Quindi, interviene la conferma della c.d. “doppia conforme”.
Si rileva, in conclusione, l’importanza dell’art. 18 dello Statuto dei Lavoratori in quanto, seppur oggetto di modifiche, consente attraverso criteri di determinazione dell’indennità risarcitoria distinti, autonomi e combinabili l’assolvimento dell’inderogabile funzione di tutela e di garanzia del lavoratore ingiustamente licenziato.
[1] E. Ghera, “Diritto del lavoro”, Bari, Cacucci, 2000, p.51 ss.
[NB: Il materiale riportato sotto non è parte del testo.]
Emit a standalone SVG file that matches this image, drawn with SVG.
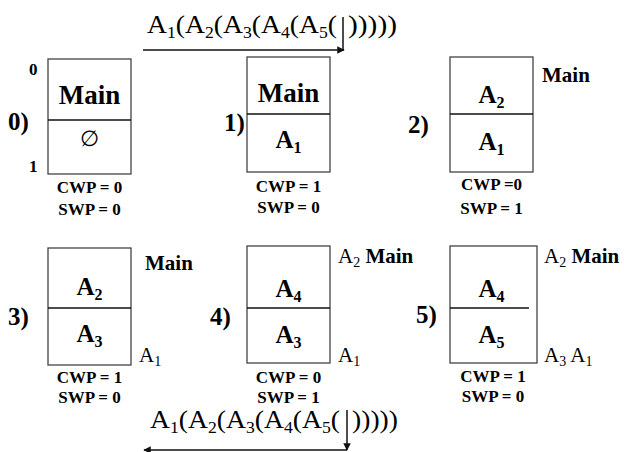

[2] U. Romagnoli “La disciplina dei licenziamenti nell’industria italiana (1950-1964)”, a cura del Gruppo di lavoro sulla formazione extra-legislativa del diritto del lavoro delle Università di Bari e Bologna (ovvero le scuole di Gino Giugni e Federico Mancini), Mulino, 1968.
[3] Corte Costituzionale, 9 giugno 1965 n. 45.
[4] B. Caruso, “Impresa, lavoro, diritto nella stagione del Jobs Act”, in Giorn. dir. lav. rel. ind., 2016, p. 255 ss.
[5] Accordo interconfederale sui licenziamenti individuali, 29 aprile 1965.
[6] Pret. Roma 22 agosto 1995 e 23 novembre 1995, in Giur. lav. Lazio, 1996, pp. 454 e 458.
[7] P. Sandulli, A. Vallebona, C. Pisani, “La nuova disciplina dei licenziamenti individuali”, Padova, 1990, p. 53.
[8] Cass. Sez. Un., 5 luglio 2017, n. 16601; Cass., Civ., 24 aprile 2015, n. 7613.
[9] Cass. Civ., 19 novembre 2015, n. 23686; Cass., Civ., 8 gennaio 2015, n. 63; Cass., Civ., 12 marzo 2014, n. 5730; Cass., Civ., 22 marzo 2010, n. 6847; Cass., Civ., 5 marzo 2008, n. 5927.
[10] Cass. Sez. Un., 29 aprile 1985, nn. 2761 e 2762.
[11] Cass. Civ., 11 marzo 2010, n. 5862; Cass. Civ.,11 maggio 2005, n. 9898.
[12] M. Dell’Olio, “La nuova disciplina del risarcimento del danno da licenziamento illegittimo: consi-derazioni generali”, in Dir. lav., 1991, I, p. 205.